The Day of Aspromonte caused both national and international criticism towards the Italian government, and caused the debate in Italy to become even harsher. Giuseppe Mazzini's party declared that, after the events of Aspromonte, any silent agreement between the Monarchy and the Republicans had been factually broken; supporters of the Monarchy maintained that the Republicans' support for such rash initiatives as Garibaldi's expedition proved that they were too irresponsible to lead the nation. Commentators accused the government of betraying the Italian revolution and being more supportive of the Pope than of Italy itself.

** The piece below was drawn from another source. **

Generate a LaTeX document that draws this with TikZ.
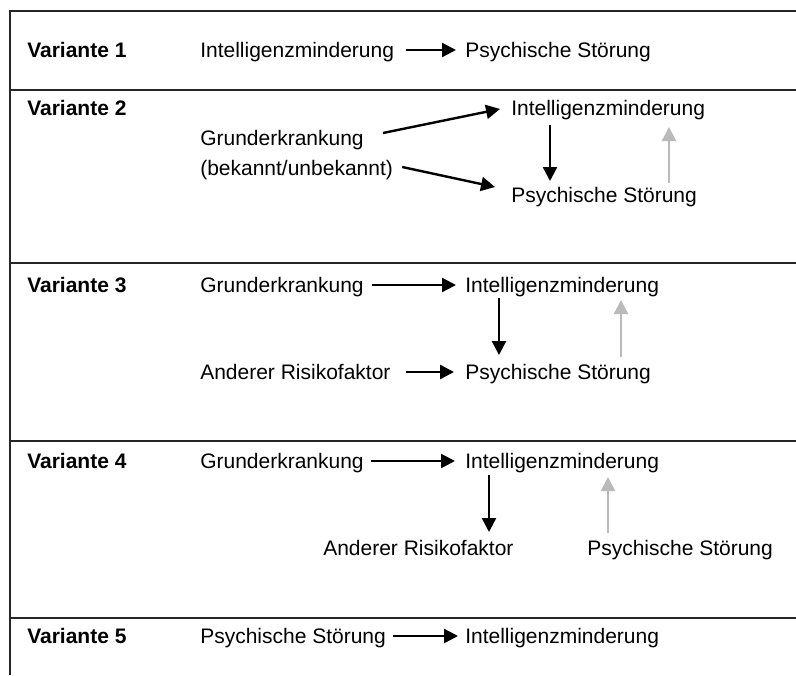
\documentclass[tikz,border=0pt]{standalone}
\usepackage{fontspec}
\setmainfont{Liberation Sans}
\usetikzlibrary{arrows.meta,calc}
\begin{document}
\begin{tikzpicture}[x=0.75pt,y=-0.75pt,
  tx/.style={anchor=west, inner sep=0pt, text height=14pt, text depth=3.5pt, font=\fontsize{15.75}{18}\selectfont},
  lab/.style={tx, font=\fontsize{15.75}{18}\selectfont\bfseries},
  frame/.style={draw=black!85, line width=0.9pt},
  arr/.style={draw=black, line width=1.8pt, -{Triangle[length=10.5pt,width=10.5pt]}},
  garr/.style={draw=black!27, line width=1.8pt, -{Triangle[length=10.5pt,width=10.5pt]}}]
\useasboundingbox (0,0) rectangle (796,675);
% frame
\draw[frame] (10,675) -- (10,11) -- (796,11);
\draw[frame] (10,90) -- (796,90);
\draw[frame] (10,263) -- (796,263);
\draw[frame] (10,441) -- (796,441);
\draw[frame] (10,618) -- (796,618);
% Variante 1
\node[lab] (v1) at (27,50) {Variante 1};
\node[tx] (a1) at (200,50) {Intelligenzminderung};
\node[tx] (b1) at (465,50) {Psychische Störung};
\draw[arr] ($(a1.east)+(12,0)$) -- ($(b1.west)+(-9,0)$);
% Variante 2
\node[lab] (v2) at (27,108) {Variante 2};
\node[tx] (g2) at (200,138) {Grunderkrankung};
\node[tx] (g2b) at (200,168) {(bekannt/unbekannt)};
\node[tx] (a2) at (511,108) {Intelligenzminderung};
\node[tx] (b2) at (511,195) {Psychische Störung};
\draw[arr] ($(g2.east)+(19,-5)$) -- ($(a2.west)+(-11,1)$);
\draw[arr] ($(g2b.east)+(9,-1)$) -- ($(b2.west)+(-16,-8)$);
\draw[arr] ($(a2.west)+(39,17)$) -- ($(b2.west)+(39,-14)$);
\draw[garr] ($(b2.west)+(158,-12)$) -- ($(a2.west)+(158,19)$);
% Variante 3
\node[lab] (v3) at (27,285) {Variante 3};
\node[tx] (g3) at (200,285) {Grunderkrankung};
\node[tx] (a3) at (465,285) {Intelligenzminderung};
\node[tx] (r3) at (200,372) {Anderer Risikofaktor};
\node[tx] (b3) at (465,372) {Psychische Störung};
\draw[arr] ($(g3.east)+(8,0)$) -- ($(a3.west)+(-9,0)$);
\draw[arr] ($(r3.east)+(15,0)$) -- ($(b3.west)+(-11,0)$);
\draw[arr] ($(a3.west)+(34,13)$) -- ($(b3.west)+(34,-17)$);
\draw[garr] ($(b3.west)+(156,-15)$) -- ($(a3.west)+(156,15)$);
% Variante 4
\node[lab] (v4) at (27,461) {Variante 4};
\node[tx] (g4) at (200,461) {Grunderkrankung};
\node[tx] (a4) at (465,461) {Intelligenzminderung};
\node[tx] (r4) at (323,548) {Anderer Risikofaktor};
\node[tx] (b4) at (587,548) {Psychische Störung};
\draw[arr] ($(g4.east)+(7,0)$) -- ($(a4.west)+(-10,0)$);
\draw[arr] ($(a4.west)+(24,14)$) -- ($(r4.west)+(166,-16)$);
\draw[garr] ($(b4.west)+(21,-15)$) -- ($(a4.west)+(143,16)$);
% Variante 5
\node[lab] (v5) at (27,636) {Variante 5};
\node[tx] (b5) at (200,636) {Psychische Störung};
\node[tx] (a5) at (465,636) {Intelligenzminderung};
\draw[arr] ($(b5.east)+(7,0)$) -- ($(a5.west)+(-7,0)$);
\end{tikzpicture}
\end{document}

In 1863, Rattazzi was replaced by Marco Minghetti, who leveraged on the facts of Aspromonte to negotiate a treaty with France (the September Convention), in which Italy would protect the frontiers of the Papal States against attacks, and France would withdraw its troops from Rome within two years.

Despite the September Convention, annexing Rome remained an implicit objective of Italy. Garibaldi tried to march on Rome again in 1867, but was stopped by French troops at the Battle of Mentana. Eventually, the Questione Romana was solved under Italian Prime Minister Giovanni Lanza, when Rome was finally captured in 1870.

==In popular culture and literature ==
A popular Italian nursery rhyme, Garibaldi fu ferito ("Garibaldi was wounded"), set to the melody of Bersaglieri's anthem, refers to the Battle of Aspromonte.

The battle is sometimes mentioned in political debate, when someone accuses the Italian government of betraying the expectations of the Italian people, or acting against national interests.

In Joseph Conrad's Nostromo (1904), the aged Italian exile, Giorgio, mourns "the fatal day of Aspromonte, when the treachery of kings, emperors and ministers had been revealed to the world in the wounding and imprisonment of his hero." (ch 4).